» **Exercise**
Select, from the data, each line where "this" occurs.

» **Provided records**
## begin
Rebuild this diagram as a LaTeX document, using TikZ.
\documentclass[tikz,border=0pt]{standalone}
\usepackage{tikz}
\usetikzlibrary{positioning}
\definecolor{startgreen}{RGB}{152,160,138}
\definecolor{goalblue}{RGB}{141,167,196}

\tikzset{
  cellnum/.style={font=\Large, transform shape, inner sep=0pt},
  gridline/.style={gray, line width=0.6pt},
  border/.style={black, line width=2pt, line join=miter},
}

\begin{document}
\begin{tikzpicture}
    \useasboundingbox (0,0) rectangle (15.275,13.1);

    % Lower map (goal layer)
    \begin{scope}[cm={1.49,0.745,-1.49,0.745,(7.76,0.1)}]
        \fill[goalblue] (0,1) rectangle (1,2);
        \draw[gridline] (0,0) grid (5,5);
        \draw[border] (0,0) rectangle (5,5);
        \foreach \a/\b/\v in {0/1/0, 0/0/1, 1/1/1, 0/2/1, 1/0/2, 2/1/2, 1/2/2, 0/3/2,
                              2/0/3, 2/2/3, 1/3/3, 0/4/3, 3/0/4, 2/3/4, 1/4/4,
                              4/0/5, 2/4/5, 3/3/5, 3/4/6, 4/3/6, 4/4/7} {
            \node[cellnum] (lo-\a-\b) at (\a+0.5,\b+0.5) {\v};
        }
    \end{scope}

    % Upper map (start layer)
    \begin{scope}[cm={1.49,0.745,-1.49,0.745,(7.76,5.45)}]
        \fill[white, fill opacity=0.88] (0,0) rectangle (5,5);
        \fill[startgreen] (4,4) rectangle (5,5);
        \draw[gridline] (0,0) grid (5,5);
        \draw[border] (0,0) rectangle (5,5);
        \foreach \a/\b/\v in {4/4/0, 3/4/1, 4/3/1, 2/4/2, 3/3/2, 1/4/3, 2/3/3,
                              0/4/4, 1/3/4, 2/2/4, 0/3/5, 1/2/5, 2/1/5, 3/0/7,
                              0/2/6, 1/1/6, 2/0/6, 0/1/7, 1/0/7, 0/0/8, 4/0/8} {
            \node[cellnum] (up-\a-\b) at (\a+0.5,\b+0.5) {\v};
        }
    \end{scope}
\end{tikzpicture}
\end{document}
## end
## begin
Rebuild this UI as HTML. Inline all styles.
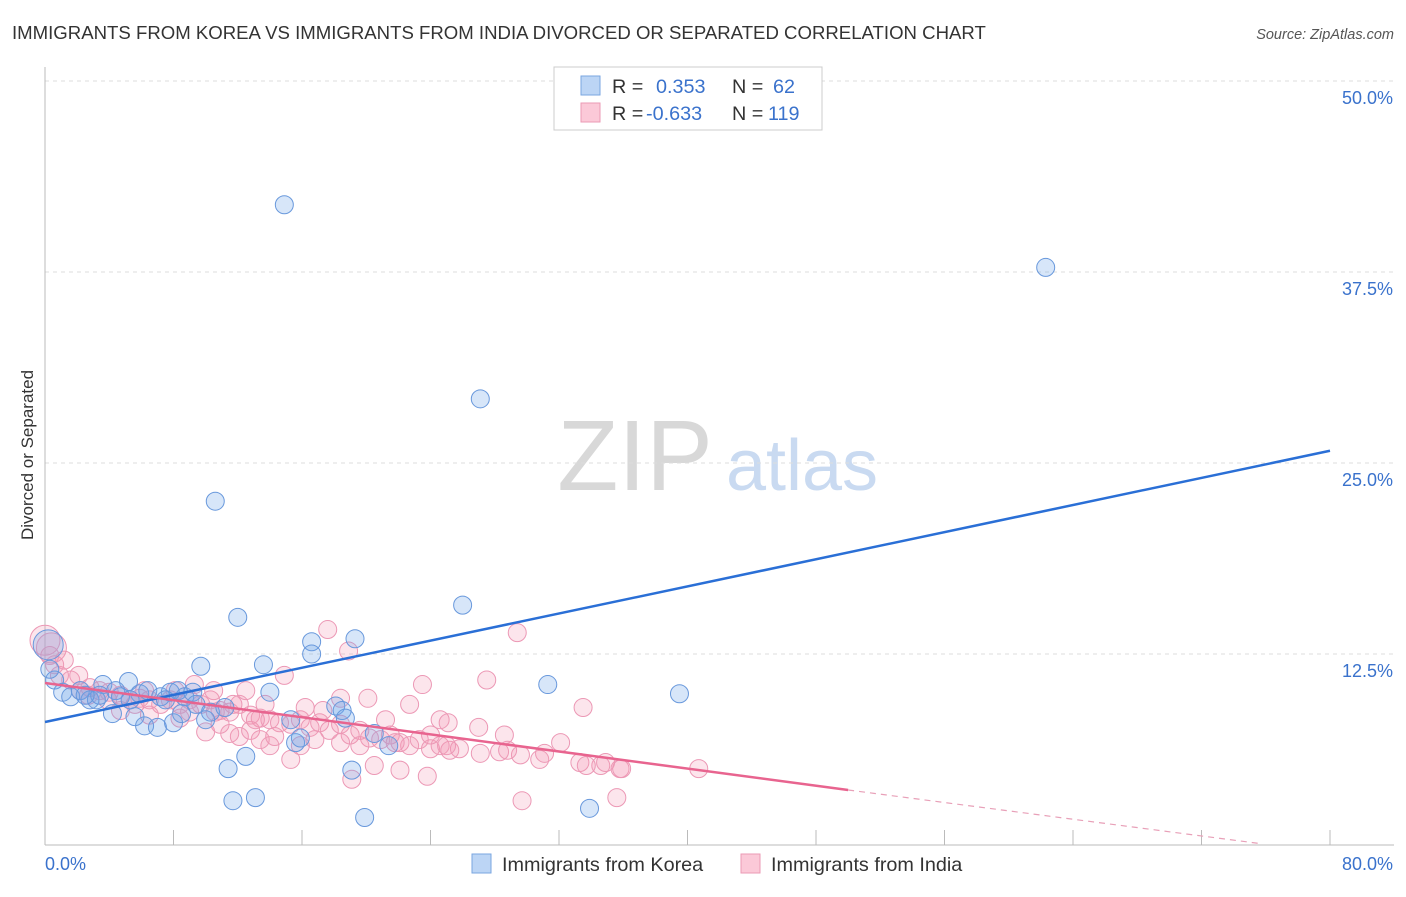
## end
## begin
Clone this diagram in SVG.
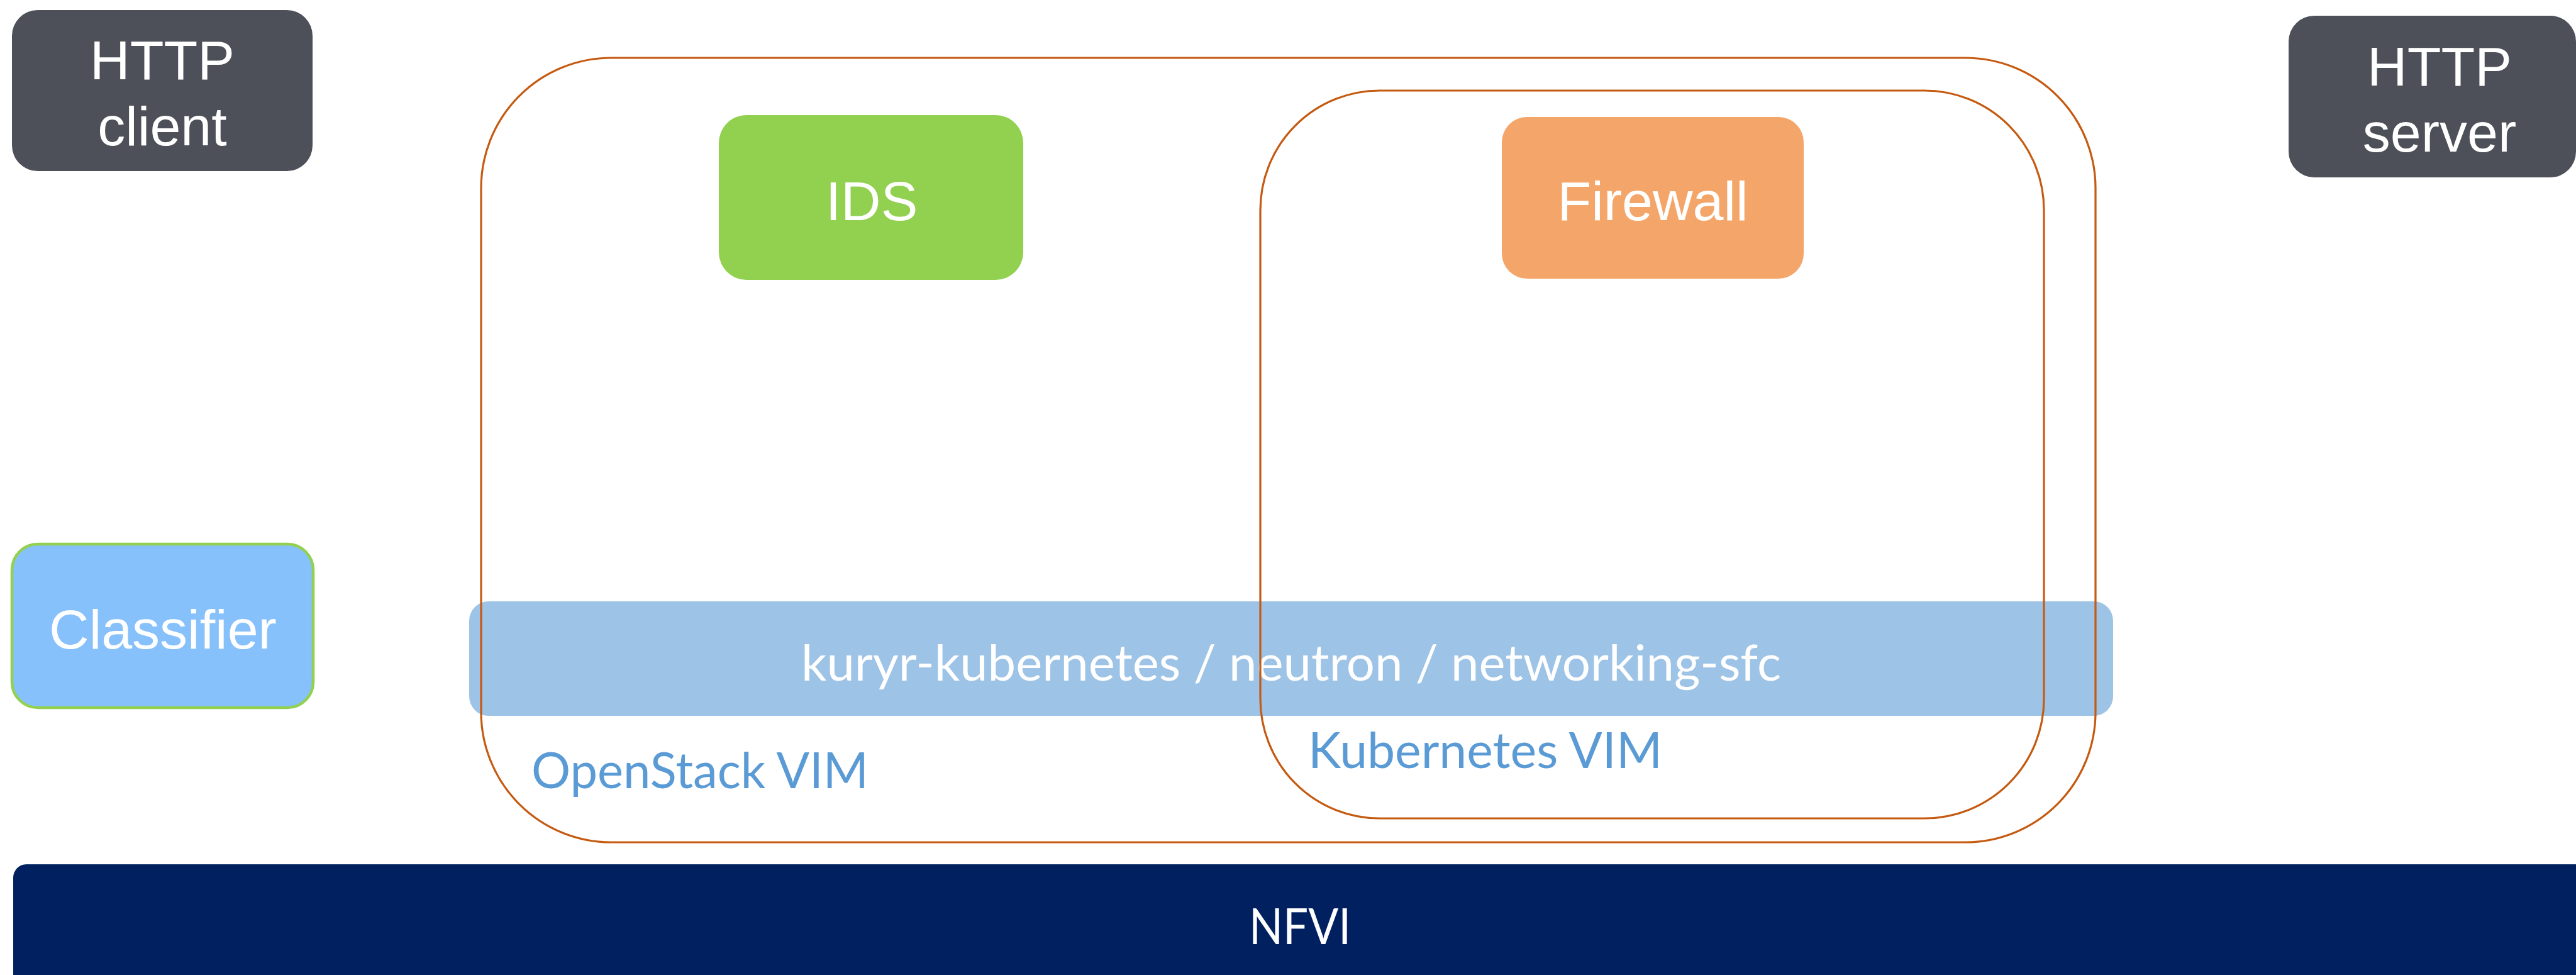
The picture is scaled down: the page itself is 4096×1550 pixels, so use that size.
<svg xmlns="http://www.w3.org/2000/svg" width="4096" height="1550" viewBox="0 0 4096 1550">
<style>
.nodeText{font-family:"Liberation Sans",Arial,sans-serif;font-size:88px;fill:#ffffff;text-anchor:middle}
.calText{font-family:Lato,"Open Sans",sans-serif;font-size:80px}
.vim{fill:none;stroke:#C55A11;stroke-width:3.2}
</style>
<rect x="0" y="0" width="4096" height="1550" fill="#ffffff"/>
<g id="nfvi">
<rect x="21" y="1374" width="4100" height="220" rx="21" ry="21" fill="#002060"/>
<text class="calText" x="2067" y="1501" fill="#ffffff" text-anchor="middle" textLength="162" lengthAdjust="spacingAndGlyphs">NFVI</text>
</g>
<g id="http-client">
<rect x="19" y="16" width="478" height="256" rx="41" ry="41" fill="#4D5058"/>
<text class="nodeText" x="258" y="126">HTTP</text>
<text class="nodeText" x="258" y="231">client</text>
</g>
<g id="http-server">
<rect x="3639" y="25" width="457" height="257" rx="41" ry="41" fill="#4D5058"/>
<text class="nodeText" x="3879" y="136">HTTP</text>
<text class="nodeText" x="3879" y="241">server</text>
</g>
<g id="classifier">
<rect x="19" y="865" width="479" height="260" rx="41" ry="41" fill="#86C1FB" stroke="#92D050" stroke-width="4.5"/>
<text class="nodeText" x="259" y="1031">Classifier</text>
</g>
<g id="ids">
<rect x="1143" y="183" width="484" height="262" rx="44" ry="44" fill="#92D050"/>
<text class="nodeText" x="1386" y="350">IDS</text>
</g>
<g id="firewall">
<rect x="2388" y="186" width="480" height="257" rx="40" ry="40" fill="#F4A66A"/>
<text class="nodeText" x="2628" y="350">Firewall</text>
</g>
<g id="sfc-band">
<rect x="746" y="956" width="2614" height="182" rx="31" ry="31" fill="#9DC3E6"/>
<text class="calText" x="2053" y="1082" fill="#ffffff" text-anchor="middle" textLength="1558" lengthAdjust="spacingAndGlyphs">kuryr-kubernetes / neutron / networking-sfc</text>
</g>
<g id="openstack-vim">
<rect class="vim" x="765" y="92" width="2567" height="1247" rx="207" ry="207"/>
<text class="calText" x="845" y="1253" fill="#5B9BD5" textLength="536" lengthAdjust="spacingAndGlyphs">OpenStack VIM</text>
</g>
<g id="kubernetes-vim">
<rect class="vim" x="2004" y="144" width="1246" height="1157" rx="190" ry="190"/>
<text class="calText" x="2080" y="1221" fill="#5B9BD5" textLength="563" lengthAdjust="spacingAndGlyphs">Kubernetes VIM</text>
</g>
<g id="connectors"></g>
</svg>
## end
» **Task answer**
Rebuild this diagram as a LaTeX document, using TikZ.
Rebuild this UI as HTML. Inline all styles.
Clone this diagram in SVG.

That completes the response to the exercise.